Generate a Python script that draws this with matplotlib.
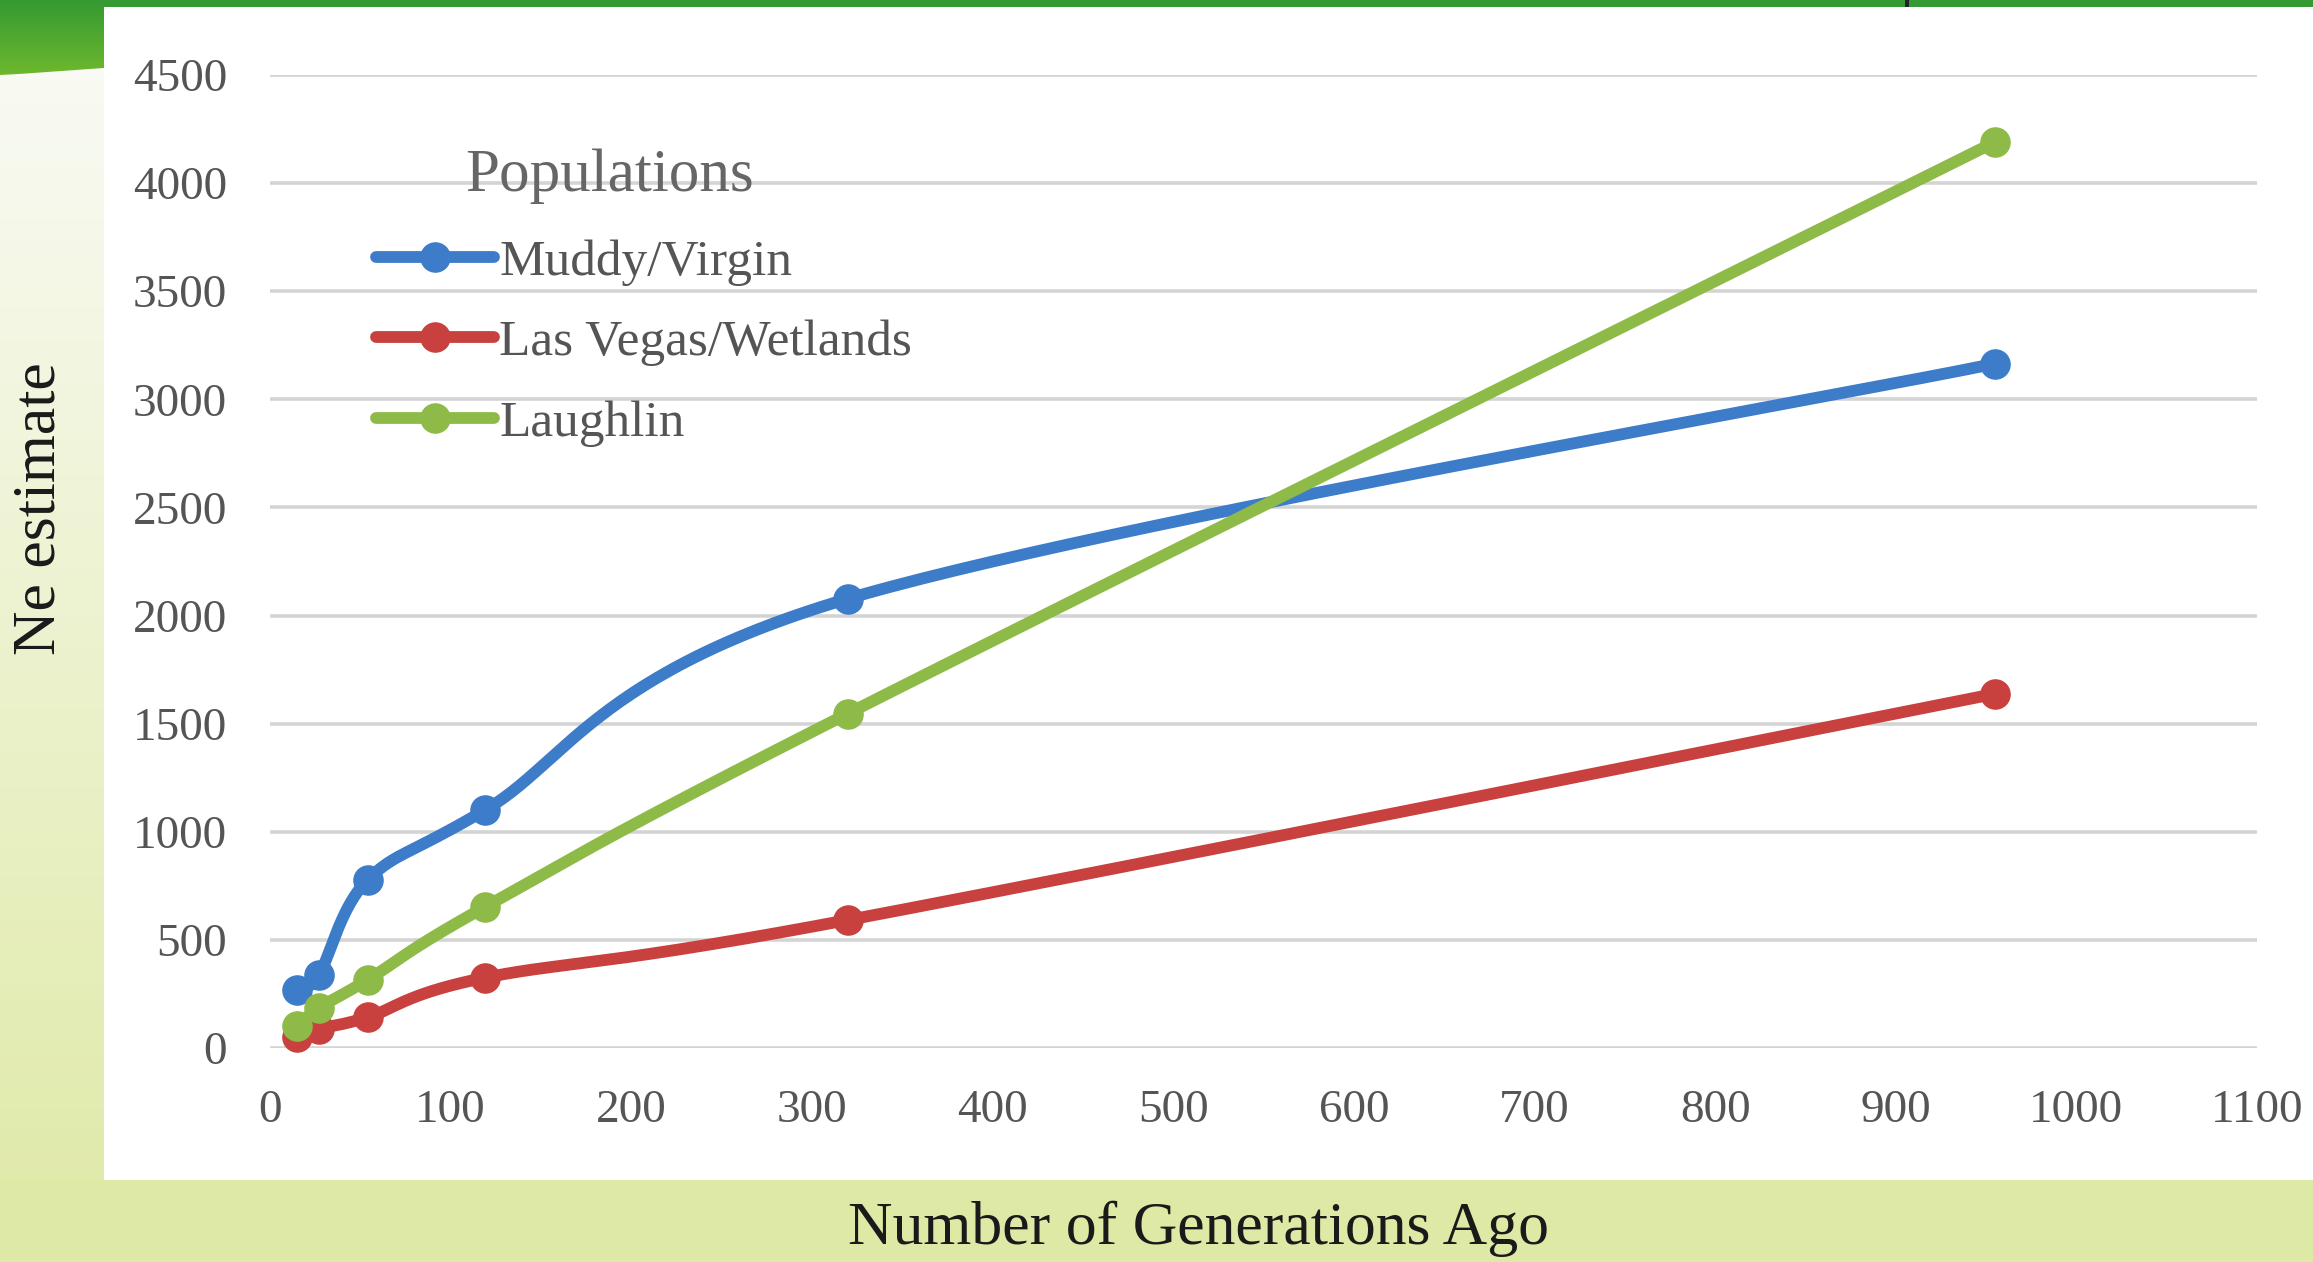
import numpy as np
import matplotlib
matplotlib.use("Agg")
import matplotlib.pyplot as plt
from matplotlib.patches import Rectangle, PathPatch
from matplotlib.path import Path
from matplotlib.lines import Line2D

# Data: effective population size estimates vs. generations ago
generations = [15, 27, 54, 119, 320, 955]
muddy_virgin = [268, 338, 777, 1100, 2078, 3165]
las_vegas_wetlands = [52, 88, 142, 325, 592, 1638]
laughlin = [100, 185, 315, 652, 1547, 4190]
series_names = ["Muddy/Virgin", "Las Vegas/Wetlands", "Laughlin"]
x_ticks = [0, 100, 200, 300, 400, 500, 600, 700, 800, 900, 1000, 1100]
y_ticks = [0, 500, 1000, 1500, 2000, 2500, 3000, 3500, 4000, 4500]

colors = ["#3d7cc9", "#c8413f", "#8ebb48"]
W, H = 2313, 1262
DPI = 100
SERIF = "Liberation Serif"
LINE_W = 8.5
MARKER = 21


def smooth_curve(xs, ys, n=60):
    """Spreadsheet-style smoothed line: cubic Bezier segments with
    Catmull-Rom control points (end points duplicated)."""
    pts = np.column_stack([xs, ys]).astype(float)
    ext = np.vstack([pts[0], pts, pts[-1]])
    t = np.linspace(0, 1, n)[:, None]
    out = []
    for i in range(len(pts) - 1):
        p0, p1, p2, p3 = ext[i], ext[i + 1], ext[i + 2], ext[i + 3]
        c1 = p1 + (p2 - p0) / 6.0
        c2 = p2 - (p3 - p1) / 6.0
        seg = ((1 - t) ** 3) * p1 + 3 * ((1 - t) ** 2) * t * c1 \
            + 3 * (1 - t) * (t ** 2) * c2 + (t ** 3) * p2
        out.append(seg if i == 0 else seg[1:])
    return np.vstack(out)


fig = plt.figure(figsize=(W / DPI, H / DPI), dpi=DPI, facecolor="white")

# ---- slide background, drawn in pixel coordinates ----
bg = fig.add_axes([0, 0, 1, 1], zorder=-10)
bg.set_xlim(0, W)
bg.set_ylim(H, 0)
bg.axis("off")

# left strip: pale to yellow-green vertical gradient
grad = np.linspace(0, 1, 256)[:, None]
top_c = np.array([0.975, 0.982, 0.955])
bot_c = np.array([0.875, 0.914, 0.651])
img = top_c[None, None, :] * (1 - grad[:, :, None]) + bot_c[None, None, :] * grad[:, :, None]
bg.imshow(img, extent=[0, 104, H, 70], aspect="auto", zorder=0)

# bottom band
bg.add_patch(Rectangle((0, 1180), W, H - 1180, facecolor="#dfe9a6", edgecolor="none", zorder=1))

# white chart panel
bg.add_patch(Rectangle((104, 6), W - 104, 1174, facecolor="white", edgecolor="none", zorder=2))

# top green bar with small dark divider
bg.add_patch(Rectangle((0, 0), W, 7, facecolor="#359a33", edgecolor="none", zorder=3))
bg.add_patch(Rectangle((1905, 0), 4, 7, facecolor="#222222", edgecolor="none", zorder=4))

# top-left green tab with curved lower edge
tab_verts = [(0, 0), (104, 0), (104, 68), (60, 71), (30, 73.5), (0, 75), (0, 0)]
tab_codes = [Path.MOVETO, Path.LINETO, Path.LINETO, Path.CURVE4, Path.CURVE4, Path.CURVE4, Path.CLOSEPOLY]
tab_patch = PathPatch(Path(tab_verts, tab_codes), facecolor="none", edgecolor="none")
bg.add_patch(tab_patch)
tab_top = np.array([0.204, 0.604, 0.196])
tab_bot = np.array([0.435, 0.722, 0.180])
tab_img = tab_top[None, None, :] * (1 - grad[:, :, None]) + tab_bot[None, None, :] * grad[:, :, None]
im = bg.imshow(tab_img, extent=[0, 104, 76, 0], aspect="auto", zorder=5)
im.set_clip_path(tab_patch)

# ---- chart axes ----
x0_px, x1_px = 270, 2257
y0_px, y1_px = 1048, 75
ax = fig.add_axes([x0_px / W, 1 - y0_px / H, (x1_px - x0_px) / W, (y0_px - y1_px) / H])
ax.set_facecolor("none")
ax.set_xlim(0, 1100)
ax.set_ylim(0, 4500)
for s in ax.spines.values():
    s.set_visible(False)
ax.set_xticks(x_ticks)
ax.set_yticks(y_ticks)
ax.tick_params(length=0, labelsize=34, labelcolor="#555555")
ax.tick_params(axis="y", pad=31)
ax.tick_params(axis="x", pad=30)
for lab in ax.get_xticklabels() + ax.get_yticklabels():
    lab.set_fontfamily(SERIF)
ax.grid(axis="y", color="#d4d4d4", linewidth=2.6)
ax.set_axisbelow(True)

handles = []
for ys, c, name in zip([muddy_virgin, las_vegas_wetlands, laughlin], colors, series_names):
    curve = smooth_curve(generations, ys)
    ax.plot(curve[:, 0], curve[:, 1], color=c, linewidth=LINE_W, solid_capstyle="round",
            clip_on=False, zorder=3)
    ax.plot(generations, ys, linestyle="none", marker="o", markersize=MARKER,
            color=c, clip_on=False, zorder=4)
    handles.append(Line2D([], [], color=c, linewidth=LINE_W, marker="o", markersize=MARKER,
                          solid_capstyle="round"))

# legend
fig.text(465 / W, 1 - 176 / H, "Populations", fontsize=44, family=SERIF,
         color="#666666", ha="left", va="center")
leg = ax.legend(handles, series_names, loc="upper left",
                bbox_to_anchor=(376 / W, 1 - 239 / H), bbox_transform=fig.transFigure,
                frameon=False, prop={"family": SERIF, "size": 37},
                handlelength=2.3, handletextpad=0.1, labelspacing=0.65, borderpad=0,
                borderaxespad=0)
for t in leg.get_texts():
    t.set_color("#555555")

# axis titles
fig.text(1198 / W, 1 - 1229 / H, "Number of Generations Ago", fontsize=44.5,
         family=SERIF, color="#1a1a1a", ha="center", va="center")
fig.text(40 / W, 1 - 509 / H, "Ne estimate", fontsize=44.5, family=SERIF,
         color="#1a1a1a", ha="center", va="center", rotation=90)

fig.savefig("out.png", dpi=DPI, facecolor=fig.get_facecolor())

======

Print out the material word for word, omitting the pictures.

## THE REPLY
Generate a Python script that draws this with matplotlib.
import numpy as np
import matplotlib
matplotlib.use("Agg")
import matplotlib.pyplot as plt
from matplotlib.patches import Rectangle, PathPatch
from matplotlib.path import Path
from matplotlib.lines import Line2D

# Data: effective population size estimates vs. generations ago
generations = [15, 27, 54, 119, 320, 955]
muddy_virgin = [268, 338, 777, 1100, 2078, 3165]
las_vegas_wetlands = [52, 88, 142, 325, 592, 1638]
laughlin = [100, 185, 315, 652, 1547, 4190]
series_names = ["Muddy/Virgin", "Las Vegas/Wetlands", "Laughlin"]
x_ticks = [0, 100, 200, 300, 400, 500, 600, 700, 800, 900, 1000, 1100]
y_ticks = [0, 500, 1000, 1500, 2000, 2500, 3000, 3500, 4000, 4500]

colors = ["#3d7cc9", "#c8413f", "#8ebb48"]
W, H = 2313, 1262
DPI = 100
SERIF = "Liberation Serif"
LINE_W = 8.5
MARKER = 21


def smooth_curve(xs, ys, n=60):
    """Spreadsheet-style smoothed line: cubic Bezier segments with
    Catmull-Rom control points (end points duplicated)."""
    pts = np.column_stack([xs, ys]).astype(float)
    ext = np.vstack([pts[0], pts, pts[-1]])
    t = np.linspace(0, 1, n)[:, None]
    out = []
    for i in range(len(pts) - 1):
        p0, p1, p2, p3 = ext[i], ext[i + 1], ext[i + 2], ext[i + 3]
        c1 = p1 + (p2 - p0) / 6.0
        c2 = p2 - (p3 - p1) / 6.0
        seg = ((1 - t) ** 3) * p1 + 3 * ((1 - t) ** 2) * t * c1 \
            + 3 * (1 - t) * (t ** 2) * c2 + (t ** 3) * p2
        out.append(seg if i == 0 else seg[1:])
    return np.vstack(out)


fig = plt.figure(figsize=(W / DPI, H / DPI), dpi=DPI, facecolor="white")

# ---- slide background, drawn in pixel coordinates ----
bg = fig.add_axes([0, 0, 1, 1], zorder=-10)
bg.set_xlim(0, W)
bg.set_ylim(H, 0)
bg.axis("off")

# left strip: pale to yellow-green vertical gradient
grad = np.linspace(0, 1, 256)[:, None]
top_c = np.array([0.975, 0.982, 0.955])
bot_c = np.array([0.875, 0.914, 0.651])
img = top_c[None, None, :] * (1 - grad[:, :, None]) + bot_c[None, None, :] * grad[:, :, None]
bg.imshow(img, extent=[0, 104, H, 70], aspect="auto", zorder=0)

# bottom band
bg.add_patch(Rectangle((0, 1180), W, H - 1180, facecolor="#dfe9a6", edgecolor="none", zorder=1))

# white chart panel
bg.add_patch(Rectangle((104, 6), W - 104, 1174, facecolor="white", edgecolor="none", zorder=2))

# top green bar with small dark divider
bg.add_patch(Rectangle((0, 0), W, 7, facecolor="#359a33", edgecolor="none", zorder=3))
bg.add_patch(Rectangle((1905, 0), 4, 7, facecolor="#222222", edgecolor="none", zorder=4))

# top-left green tab with curved lower edge
tab_verts = [(0, 0), (104, 0), (104, 68), (60, 71), (30, 73.5), (0, 75), (0, 0)]
tab_codes = [Path.MOVETO, Path.LINETO, Path.LINETO, Path.CURVE4, Path.CURVE4, Path.CURVE4, Path.CLOSEPOLY]
tab_patch = PathPatch(Path(tab_verts, tab_codes), facecolor="none", edgecolor="none")
bg.add_patch(tab_patch)
tab_top = np.array([0.204, 0.604, 0.196])
tab_bot = np.array([0.435, 0.722, 0.180])
tab_img = tab_top[None, None, :] * (1 - grad[:, :, None]) + tab_bot[None, None, :] * grad[:, :, None]
im = bg.imshow(tab_img, extent=[0, 104, 76, 0], aspect="auto", zorder=5)
im.set_clip_path(tab_patch)

# ---- chart axes ----
x0_px, x1_px = 270, 2257
y0_px, y1_px = 1048, 75
ax = fig.add_axes([x0_px / W, 1 - y0_px / H, (x1_px - x0_px) / W, (y0_px - y1_px) / H])
ax.set_facecolor("none")
ax.set_xlim(0, 1100)
ax.set_ylim(0, 4500)
for s in ax.spines.values():
    s.set_visible(False)
ax.set_xticks(x_ticks)
ax.set_yticks(y_ticks)
ax.tick_params(length=0, labelsize=34, labelcolor="#555555")
ax.tick_params(axis="y", pad=31)
ax.tick_params(axis="x", pad=30)
for lab in ax.get_xticklabels() + ax.get_yticklabels():
    lab.set_fontfamily(SERIF)
ax.grid(axis="y", color="#d4d4d4", linewidth=2.6)
ax.set_axisbelow(True)

handles = []
for ys, c, name in zip([muddy_virgin, las_vegas_wetlands, laughlin], colors, series_names):
    curve = smooth_curve(generations, ys)
    ax.plot(curve[:, 0], curve[:, 1], color=c, linewidth=LINE_W, solid_capstyle="round",
            clip_on=False, zorder=3)
    ax.plot(generations, ys, linestyle="none", marker="o", markersize=MARKER,
            color=c, clip_on=False, zorder=4)
    handles.append(Line2D([], [], color=c, linewidth=LINE_W, marker="o", markersize=MARKER,
                          solid_capstyle="round"))

# legend
fig.text(465 / W, 1 - 176 / H, "Populations", fontsize=44, family=SERIF,
         color="#666666", ha="left", va="center")
leg = ax.legend(handles, series_names, loc="upper left",
                bbox_to_anchor=(376 / W, 1 - 239 / H), bbox_transform=fig.transFigure,
                frameon=False, prop={"family": SERIF, "size": 37},
                handlelength=2.3, handletextpad=0.1, labelspacing=0.65, borderpad=0,
                borderaxespad=0)
for t in leg.get_texts():
    t.set_color("#555555")

# axis titles
fig.text(1198 / W, 1 - 1229 / H, "Number of Generations Ago", fontsize=44.5,
         family=SERIF, color="#1a1a1a", ha="center", va="center")
fig.text(40 / W, 1 - 509 / H, "Ne estimate", fontsize=44.5, family=SERIF,
         color="#1a1a1a", ha="center", va="center", rotation=90)

fig.savefig("out.png", dpi=DPI, facecolor=fig.get_facecolor())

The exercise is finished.